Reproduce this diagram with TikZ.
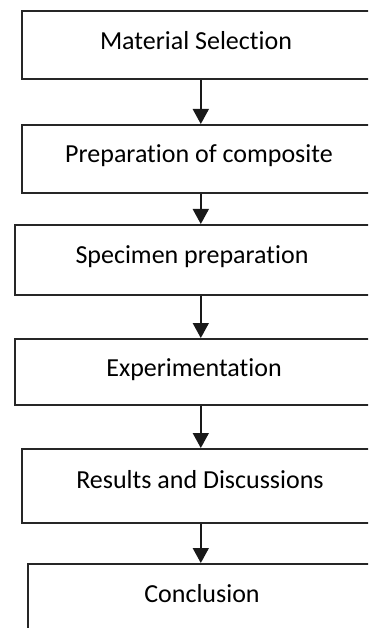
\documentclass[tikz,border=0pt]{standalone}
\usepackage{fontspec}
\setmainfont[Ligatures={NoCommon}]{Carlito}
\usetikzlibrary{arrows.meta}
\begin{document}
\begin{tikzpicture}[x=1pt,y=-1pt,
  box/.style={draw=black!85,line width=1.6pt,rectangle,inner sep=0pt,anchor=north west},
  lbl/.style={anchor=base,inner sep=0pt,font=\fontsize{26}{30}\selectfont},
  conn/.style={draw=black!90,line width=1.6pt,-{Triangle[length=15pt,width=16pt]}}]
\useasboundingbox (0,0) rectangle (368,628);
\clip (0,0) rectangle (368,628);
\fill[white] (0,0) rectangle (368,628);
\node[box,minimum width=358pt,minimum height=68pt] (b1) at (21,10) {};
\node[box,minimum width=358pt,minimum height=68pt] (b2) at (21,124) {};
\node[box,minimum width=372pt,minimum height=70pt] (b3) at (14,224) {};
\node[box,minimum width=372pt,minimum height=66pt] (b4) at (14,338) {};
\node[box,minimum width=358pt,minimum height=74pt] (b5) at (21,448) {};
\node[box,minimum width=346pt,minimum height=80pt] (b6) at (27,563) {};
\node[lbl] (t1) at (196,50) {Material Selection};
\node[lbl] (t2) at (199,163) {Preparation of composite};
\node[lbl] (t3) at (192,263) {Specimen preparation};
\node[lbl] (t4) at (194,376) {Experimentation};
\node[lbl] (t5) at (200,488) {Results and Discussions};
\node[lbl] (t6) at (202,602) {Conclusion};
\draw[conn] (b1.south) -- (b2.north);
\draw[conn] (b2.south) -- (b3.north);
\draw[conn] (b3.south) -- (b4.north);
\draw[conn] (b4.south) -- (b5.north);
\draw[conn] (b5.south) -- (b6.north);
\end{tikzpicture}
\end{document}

※ ※ ※

* Problem *
Restate the data above exactly, stripping out each image.

* Result below *
Reproduce this diagram with TikZ.
\documentclass[tikz,border=0pt]{standalone}
\usepackage{fontspec}
\setmainfont[Ligatures={NoCommon}]{Carlito}
\usetikzlibrary{arrows.meta}
\begin{document}
\begin{tikzpicture}[x=1pt,y=-1pt,
  box/.style={draw=black!85,line width=1.6pt,rectangle,inner sep=0pt,anchor=north west},
  lbl/.style={anchor=base,inner sep=0pt,font=\fontsize{26}{30}\selectfont},
  conn/.style={draw=black!90,line width=1.6pt,-{Triangle[length=15pt,width=16pt]}}]
\useasboundingbox (0,0) rectangle (368,628);
\clip (0,0) rectangle (368,628);
\fill[white] (0,0) rectangle (368,628);
\node[box,minimum width=358pt,minimum height=68pt] (b1) at (21,10) {};
\node[box,minimum width=358pt,minimum height=68pt] (b2) at (21,124) {};
\node[box,minimum width=372pt,minimum height=70pt] (b3) at (14,224) {};
\node[box,minimum width=372pt,minimum height=66pt] (b4) at (14,338) {};
\node[box,minimum width=358pt,minimum height=74pt] (b5) at (21,448) {};
\node[box,minimum width=346pt,minimum height=80pt] (b6) at (27,563) {};
\node[lbl] (t1) at (196,50) {Material Selection};
\node[lbl] (t2) at (199,163) {Preparation of composite};
\node[lbl] (t3) at (192,263) {Specimen preparation};
\node[lbl] (t4) at (194,376) {Experimentation};
\node[lbl] (t5) at (200,488) {Results and Discussions};
\node[lbl] (t6) at (202,602) {Conclusion};
\draw[conn] (b1.south) -- (b2.north);
\draw[conn] (b2.south) -- (b3.north);
\draw[conn] (b3.south) -- (b4.north);
\draw[conn] (b4.south) -- (b5.north);
\draw[conn] (b5.south) -- (b6.north);
\end{tikzpicture}
\end{document}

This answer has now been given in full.